Hands and house

Hands and house

Saturday, October 6, 2012

Things I want to remember...

We just got back from our maiden voyage camping trip in our 1971 Timberline Camper/Trailer....
 
it was awesome!
 
Just to get away as our little family,
 
to giggle,
 
and cuddle,
 
and soak up each of the kids.
 
We had SO much fun!
 
While we were out there I finally had time to slowly start to unravel all that my heart has been feeling
 
about the women's retreat I got to be a part of (more on that later), Georgia's surgery and a tragedy that happened at the school where I work this week.
 
Lots. To. Process.
 
What kept bubbling up more and more was a conversation I had with my friend Erin late into the night on Friday night at the retreat.
 
We were talking about how it is to walk through really dark, hard stuff and how unexplainable it is on many levels,
 
how it rocks me to my very soul for a long time afterwards...
 
...and that is ok, good even to pour my heart out to the Lord rather than trying to quickly make it all ok.
 
She shared the lyrics to a new song by Andrew Peterson. I forget the exact words but in the song he is talking about how sometimes in the darkest of times, the light of Christ shines so brightly...
 
...and how in spite of all that may seem wrong that is going on,
 
sometimes we see the good...
 
...and don't we just want to thank someone?
 
That is how I felt this weekend as we played under a brilliant blue sky dappled with trees beginning to turn.
 
Certain moments stood out that I just do not want to forget.
 
So here they are:
 
******
 
Just after we tucked a still groggy Georgia into her carseat in front of the hospital she asked it we would put on VBS music to listen to.
 
When a certain song came on she said with a quiet earnestness,
 
" Oh Mama, this is the very favorite of my heart!"
 
Then she very seriously began to sing along,
 
"I have a Maker,
 
He formed my heart.
 
Before evn time began my life was in His hands."


******

2 days later.

We had a tragedy at the school where our kids attend and where I am the counselor.
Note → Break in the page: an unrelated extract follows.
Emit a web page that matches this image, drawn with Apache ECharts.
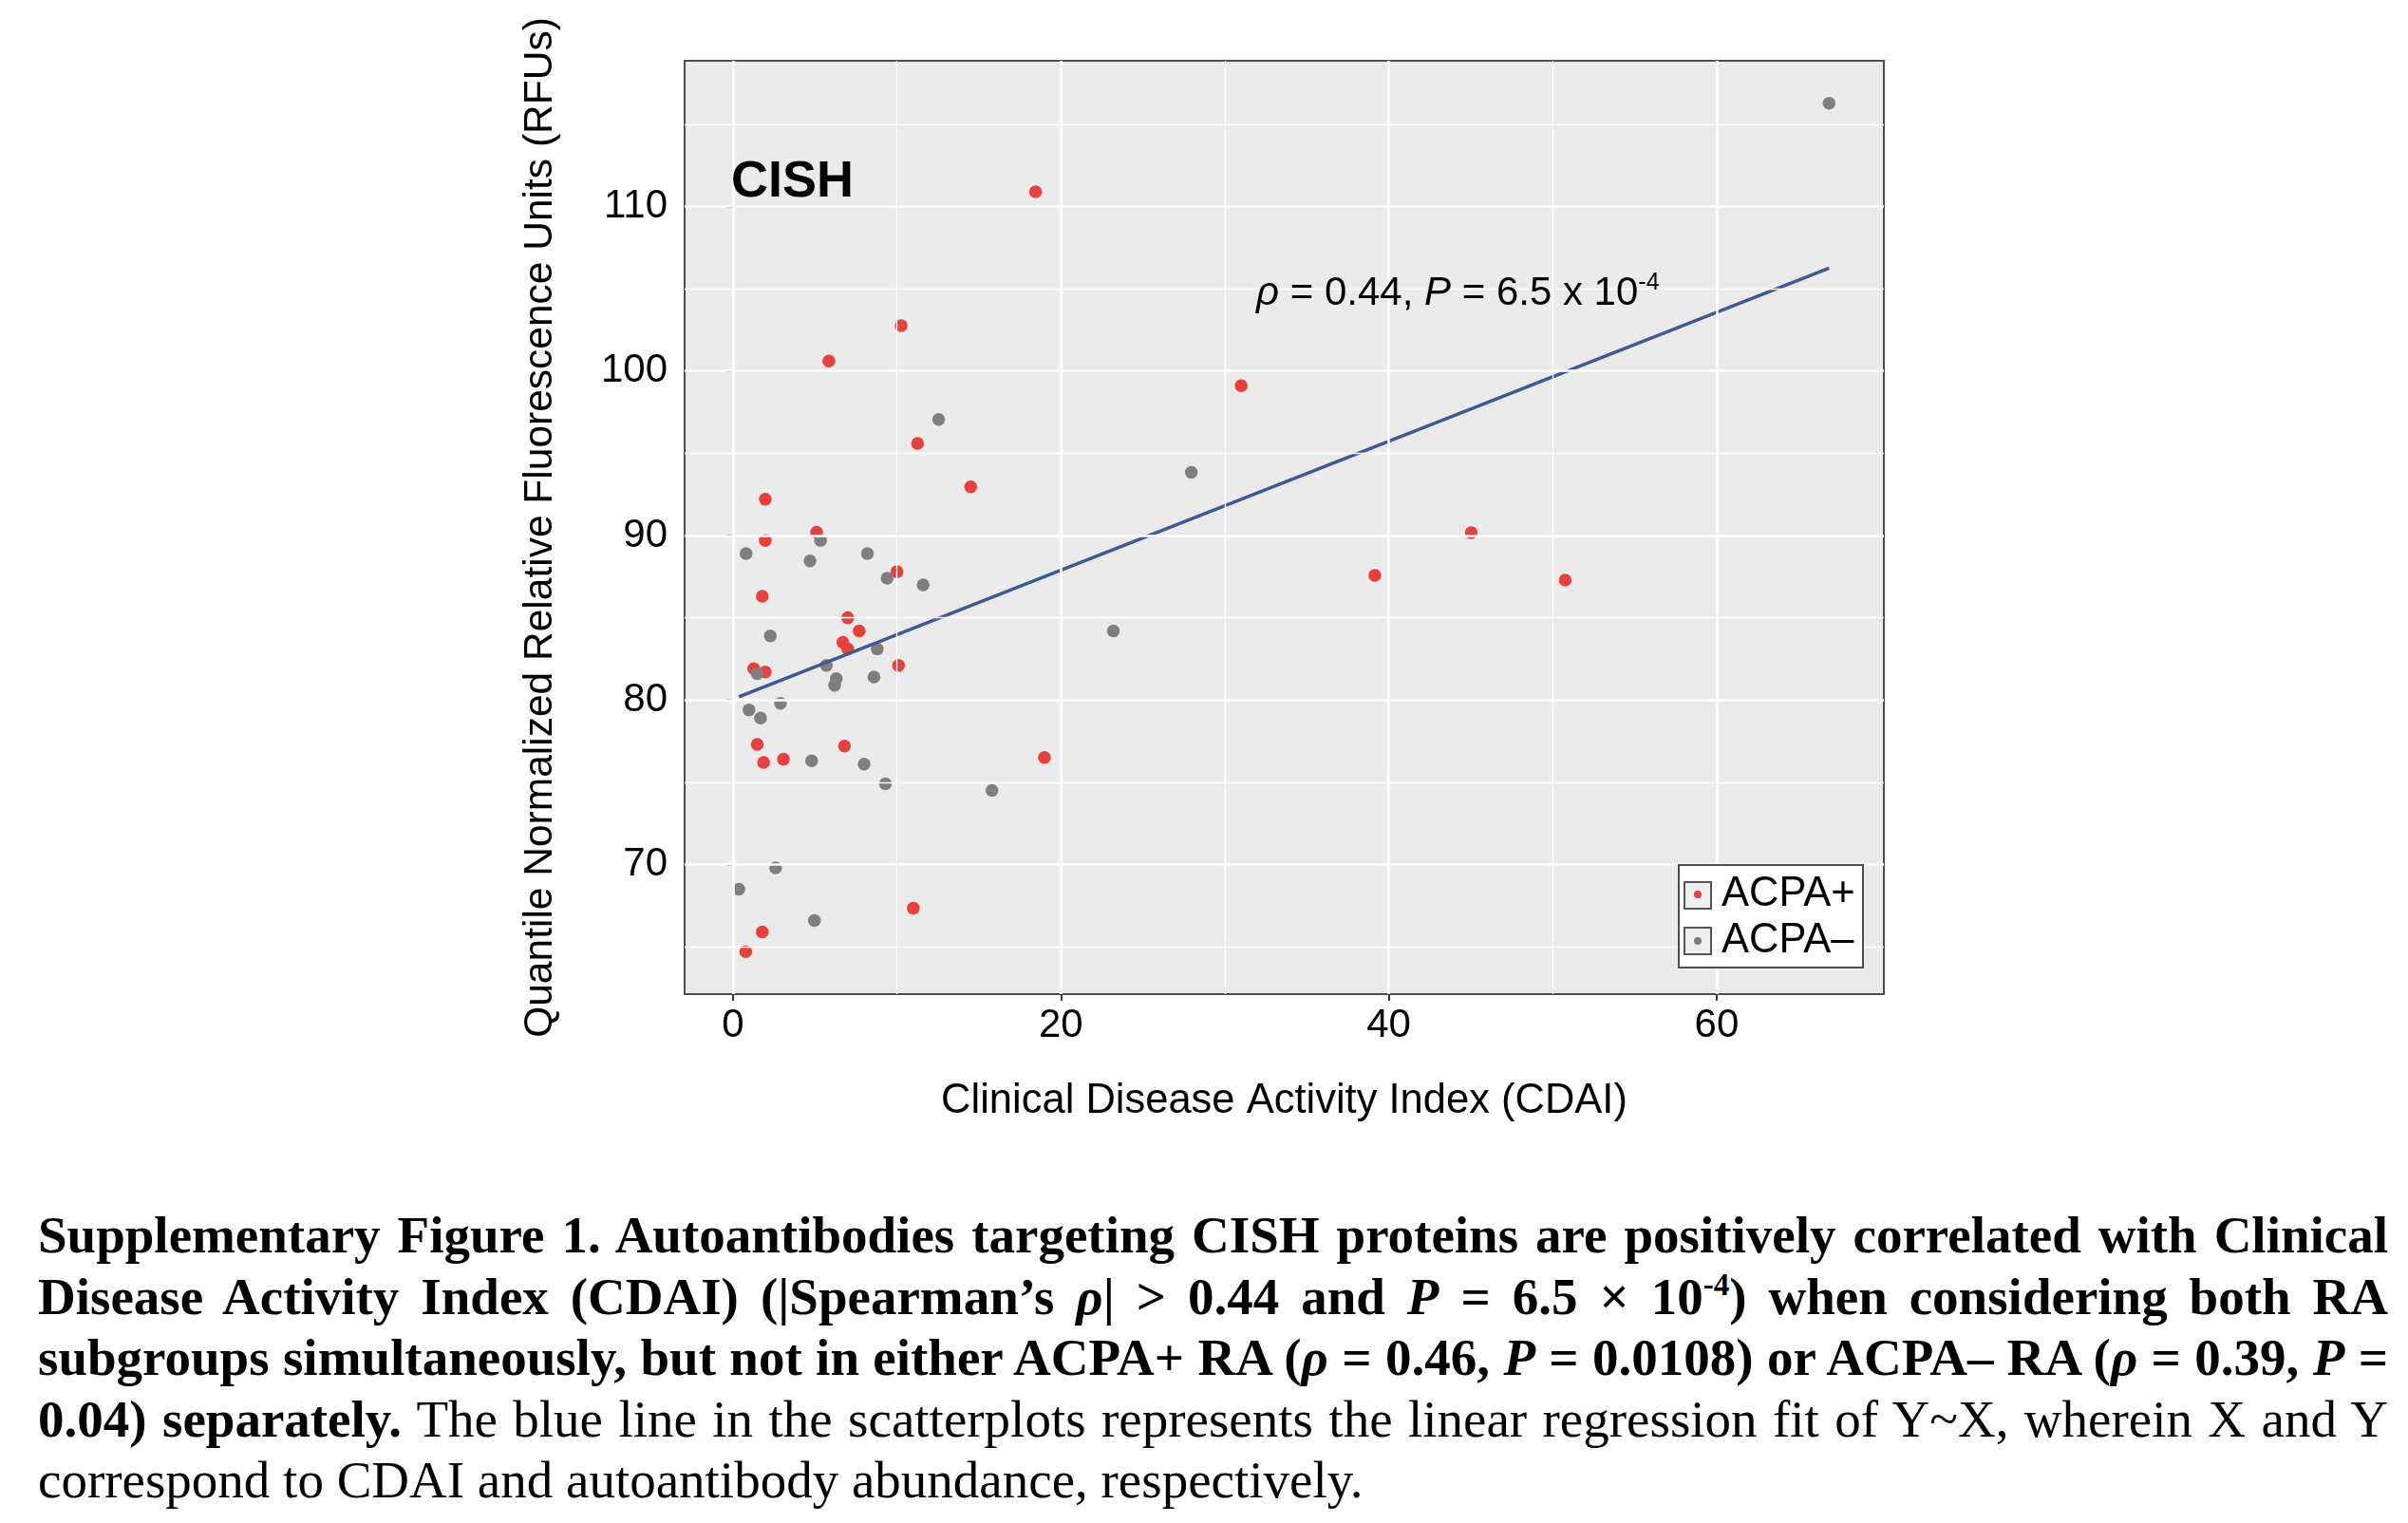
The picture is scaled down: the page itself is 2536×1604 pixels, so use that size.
<!DOCTYPE html>
<html>
<head>
<meta charset="utf-8">
<script src="https://cdn.jsdelivr.net/npm/echarts@6.0.0/dist/echarts.min.js"></script>
<style>
  body { margin: 0; background: #fff; width: 2536px; height: 1604px; overflow: hidden; position: relative; }
  #grafica { position: absolute; left: 0; top: 0; width: 2536px; height: 1240px; }
  #pie { position: absolute; left: 40px; top: 1269px; width: 2475px; font-family: "Liberation Serif", "Times New Roman", serif; font-size: 55px; line-height: 64.5px; color: #000; }
  .l { text-align: justify; text-align-last: justify; }
  .ult { text-align: left; text-align-last: left; }
  sup { font-size: 0.6em; vertical-align: 0.6em; line-height: 0; }
</style>
</head>
<body>
<div id="grafica"></div>
<div id="pie">
  <div class="l"><b>Supplementary Figure 1. Autoantibodies targeting CISH proteins are positively correlated with Clinical</b></div>
  <div class="l"><b>Disease Activity Index (CDAI) (|Spearman’s <i>ρ</i>| &gt; 0.44 and <i>P</i> = 6.5 × 10<sup>-4</sup>) when considering both RA</b></div>
  <div class="l"><b>subgroups simultaneously, but not in either ACPA+ RA (<i>ρ</i> = 0.46, <i>P</i> = 0.0108) or ACPA– RA (<i>ρ</i> = 0.39, <i>P</i> =</b></div>
  <div class="l"><b>0.04) separately.</b> The blue line in the scatterplots represents the linear regression fit of Y~X, wherein X and Y</div>
  <div class="ult">correspond to CDAI and autoantibody abundance, respectively.</div>
</div>
<script>
// ACPA+ (rojo)
const posX = [18.46, 10.26, 5.85, 31.0, 11.26, 14.5, 1.97, 5.1, 1.97, 45.03, 39.15, 50.76, 10.0, 1.79, 7.0,
              7.7, 6.7, 7.0, 1.27, 1.97, 10.1, 1.48, 6.8, 1.87, 3.08, 19.0, 11.0, 1.79, 0.78];
const posY = [110.9, 102.75, 100.6, 99.1, 95.6, 92.96, 92.2, 90.2, 89.7, 90.17, 87.57, 87.29, 87.8, 86.3, 85.0,
              84.2, 83.5, 83.1, 81.9, 81.7, 82.1, 77.3, 77.2, 76.2, 76.4, 76.5, 67.35, 65.9, 64.7];
// ACPA- (gris)
const negX = [66.86, 12.55, 27.96, 0.8, 5.34, 4.7, 8.2, 9.4, 11.6, 2.28, 23.2, 8.8, 5.7, 6.3,
              6.2, 8.6, 1.48, 2.9, 0.98, 1.68, 4.8, 8.0, 9.3, 15.8, 2.6, 0.36, 4.97];
const negY = [116.28, 97.05, 93.84, 88.9, 89.7, 88.45, 88.9, 87.4, 87.0, 83.9, 84.2, 83.1, 82.1, 81.3,
              80.9, 81.4, 81.6, 79.8, 79.4, 78.9, 76.3, 76.1, 74.9, 74.5, 69.8, 68.5, 66.6];
// recta de regresion Y~X
const fitX = [0.36, 66.86];
const fitY = [80.2, 106.25];

const xTicks = [0, 20, 40, 60];
const xMinor = [10, 30, 50];
const yTicks = [70, 80, 90, 100, 110];
const yMinor = [65, 75, 85, 95, 105, 115];

const pares = (xs, ys) => xs.map((x, i) => [x, ys[i]]);

const lineas = []
  .concat(xTicks.map(v => ({ xAxis: v, lineStyle: { width: 2.6 } })))
  .concat(xMinor.map(v => ({ xAxis: v, lineStyle: { width: 1.3 } })))
  .concat(yTicks.map(v => ({ yAxis: v, lineStyle: { width: 2.6 } })))
  .concat(yMinor.map(v => ({ yAxis: v, lineStyle: { width: 1.3 } })));

const fuente = 'Liberation Sans, Arial, Helvetica, sans-serif';

var dom = document.getElementById('grafica');
var myChart = echarts.init(dom, null, { renderer: 'canvas' });

var option = {
  animation: false,
  textStyle: { fontFamily: fuente },
  grid: {
    left: 721, top: 64, right: 552, bottom: 193,
    show: true, backgroundColor: '#EBEBEB', borderColor: '#4d4d4d', borderWidth: 2
  },
  xAxis: {
    type: 'value', min: -2.95, max: 70.2,
    name: 'Clinical Disease Activity Index (CDAI)',
    nameLocation: 'middle', nameGap: 91,
    nameTextStyle: { fontSize: 43.5, color: '#000', fontFamily: fuente },
    axisLine: { show: false },
    axisTick: { show: true, length: 7, customValues: xTicks, lineStyle: { color: '#333', width: 2 } },
    axisLabel: { customValues: xTicks, fontSize: 42, color: '#000', margin: 12, fontFamily: fuente },
    splitLine: { show: false }
  },
  yAxis: {
    type: 'value', min: 62.12, max: 118.86,
    name: 'Quantile Normalized Relative Fluorescence Units (RFUs)',
    nameLocation: 'middle', nameGap: 130,
    nameTextStyle: { fontSize: 42.5, color: '#000', fontFamily: fuente },
    axisLine: { show: false },
    axisTick: { show: true, length: 7, customValues: yTicks, lineStyle: { color: '#333', width: 2 } },
    axisLabel: { customValues: yTicks, fontSize: 42, color: '#000', margin: 18, fontFamily: fuente },
    splitLine: { show: false }
  },
  legend: {
    orient: 'vertical', left: 1784, top: 920, z: 20,
    padding: 0, itemGap: 5, itemWidth: 8, itemHeight: 8,
    icon: 'circle', selectedMode: false,
    textStyle: { fontSize: 43.5, lineHeight: 44, color: '#000', fontFamily: fuente, padding: [0, 0, 0, 16] },
    data: ['ACPA+', 'ACPA–']
  },
  graphic: [
    { type: 'rect', z: 10, shape: { x: 1768, y: 911, width: 194, height: 108 },
      style: { fill: '#fff', stroke: '#4d4d4d', lineWidth: 2 } },
    { type: 'rect', z: 11, shape: { x: 1774, y: 929, width: 28, height: 28 },
      style: { fill: '#EEEEEE', stroke: '#555', lineWidth: 2 } },
    { type: 'rect', z: 11, shape: { x: 1774, y: 977, width: 28, height: 28 },
      style: { fill: '#EEEEEE', stroke: '#555', lineWidth: 2 } },
    { type: 'text', z: 15, x: 770, y: 192,
      style: { text: 'CISH', font: 'bold 54px ' + fuente, fill: '#000', textVerticalAlign: 'middle' } },
    { type: 'text', z: 15, x: 1323, y: 309,
      style: {
        text: '{i|ρ} = 0.44, {i|P} = 6.5 x 10{s|-4}',
        fontSize: 42, fontFamily: fuente, fill: '#000', lineHeight: 46, verticalAlign: 'middle',
        rich: {
          i: { fontStyle: 'italic', fontSize: 42, fontFamily: fuente, lineHeight: 46 },
          s: { fontSize: 25, fontFamily: fuente, lineHeight: 26, verticalAlign: 'top' }
        }
      } }
  ],
  series: [
    {
      name: 'rejilla', type: 'line', data: [], z: 1, silent: true,
      markLine: {
        silent: true, symbol: ['none', 'none'], label: { show: false },
        lineStyle: { color: '#ffffff', type: 'solid' },
        data: lineas
      }
    },
    {
      name: 'ACPA+', type: 'scatter', z: 3, symbolSize: 13.5,
      itemStyle: { color: '#E8413B', opacity: 1 },
      data: pares(posX, posY)
    },
    {
      name: 'ACPA–', type: 'scatter', z: 3, symbolSize: 13.5,
      itemStyle: { color: '#7F7F7F', opacity: 1 },
      data: pares(negX, negY)
    },
    {
      name: 'ajuste', type: 'line', z: 4, symbol: 'none', silent: true,
      lineStyle: { color: '#3D5A95', width: 3.5 },
      data: pares(fitX, fitY)
    }
  ]
};

myChart.setOption(option);
window.addEventListener('resize', myChart.resize);
</script>
</body>
</html>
I was planning on taking the whole week off with Georgia but we needed to have a space for the students to come and talk and grieve.

Georgia was doing well so the plan was that for part of the day we would go in and she would be in preschool but come and hang out in the sanctuary with me during recess.

By the time recess came I was talking deeply with a beyond sweet girl who was broken hearted.

In came Miss Georgia and snuggled right up on my lap.

Right about then a group of high school students came in with tears running down their faces.

The girl I was talking to offered to hang out with Georgia in the back while I talked with the other students.

After a few minutes,

giggles filled the Sanctuary.

I looked back to see Georgia fully animated, hands going, telling a story to that girl...

...who was now grinning ear to ear.

There was my sweet baby girl, just barely out of surgery,

ministering to that student far better than I ever could!

******

Yesterday while out camping...

we were all hanging out inside the camper being goofy and reading stories when Miss Georgia scooted up beside me.

She put her hand up to my ear and in her very loud, spitting whisper (that I love) said,

" You know what I love Mama? When I start to feel better again."

Be still my heart.

She is bruised all over but keeping up with her siblings and starting to feel better!

But God chose the foolish things of the world to shame the wise; God chose the weak things of the world to shame the strong.